Should Spline capture Hive Warehouse Connector activity

dwarry commented 4 years ago

Background

The old HiveContext etc. classes have been deprecated since Spark 2.0, in favour of the new Hive Warehouse Connector, which seems to be necessary to interact with LLAP.

Question

Should Spline be capturing lineage operations performed through the HWC? At the moment it doesn't seem to.

I put together a minimal example which has a PySpark job that just reads from a csv file into a dataframe and then saves that as a json file, and into a Hive table. The Spline lineage only shows the data being written to the json file.

from pyspark.sql import SparkSession
from pyspark_llap import HiveWarehouseSession
import pyspark.sql.types as T

spark = SparkSession.builder.appName("SAC-Test").enableHiveSupport().getOrCreate()

sc = spark.sparkContext

sc._jvm.za.co.absa.spline.harvester \
    .SparkLineageInitializer.enableLineageTracking(spark._jsparkSession)

hive = HiveWarehouseSession.session(spark).build()

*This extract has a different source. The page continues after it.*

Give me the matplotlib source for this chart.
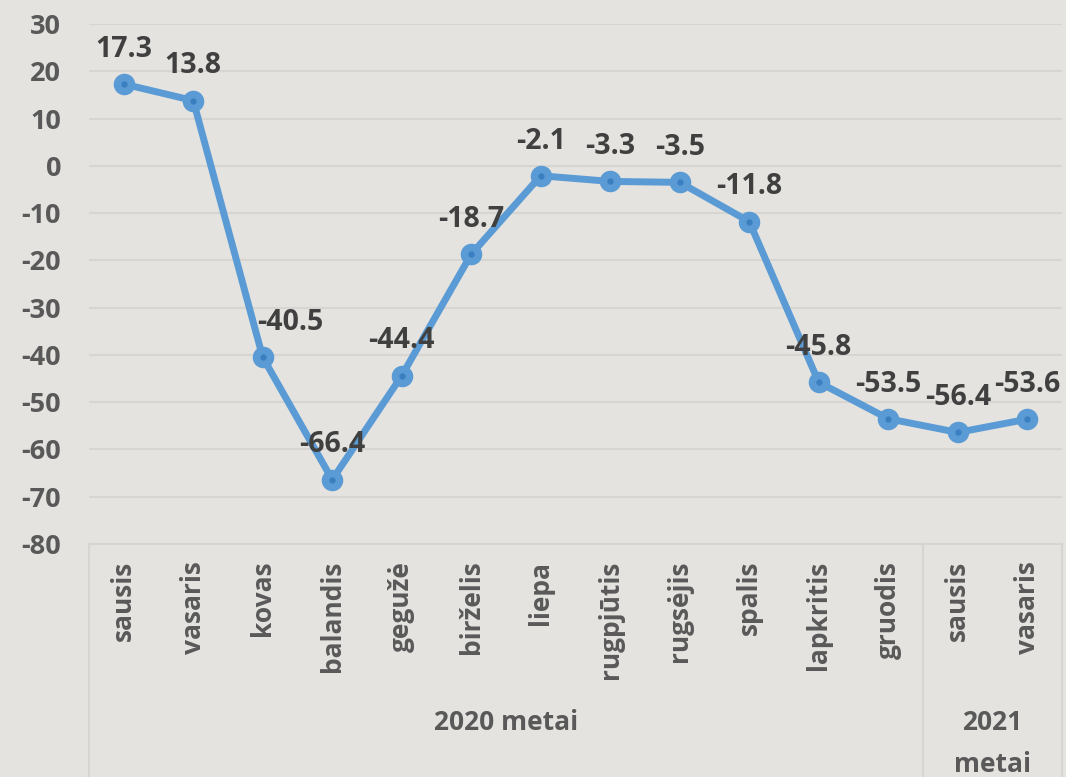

hive.setDatabase("sactest")

schema = T.StructType()
schema.add(T.StructField("col1", T.IntegerType(), False))
schema.add(T.StructField("col2", T.StringType(), False))
schema.add(T.StructField("col3", T.DateType(), False))

df = spark.read.csv("/tmp/test_data.csv", schema, header=True, quote="'")

df.write.format(HiveWarehouseSession.HIVE_WAREHOUSE_CONNECTOR).mode("append").option("table", "sac_test").save()

df.write.json("/tmp/spline_test.json", "overwrite")

which is launched by

hdfs dfs -put -f test_data.csv /tmp

HWC_JAR=local:/usr/hdp/current/hive_warehouse_connector/hive-warehouse-connector-assembly-1.0.0.3.1.4.0-315.jar 
HWC_PY=local:/usr/hdp/current/hive_warehouse_connector/pyspark_hwc-1.0.0.3.1.4.0-315.zip
SPLINE_JAR=/home/mario/spline/spark-agent-bundle-2.3-0.4.1.jar
SPLINE_URL=http://$HOSTNAME:8079/spline-rest-gateway/producer

spark-submit --master yarn \
             --deploy-mode client \
             --jars $HWC_JAR,$SPLINE_JAR \
             --driver-java-options -Dspline.producer.url=$SPLINE_URL \
             --py-files $HWC_PY \
             load_test_data.py

The lineage it captures is

Zejnilovic commented 4 years ago

Hello @dwarry, this might be a stupid question from me, but did you try to expand SAC-Test node? Right-click and it shows if I remember correctly.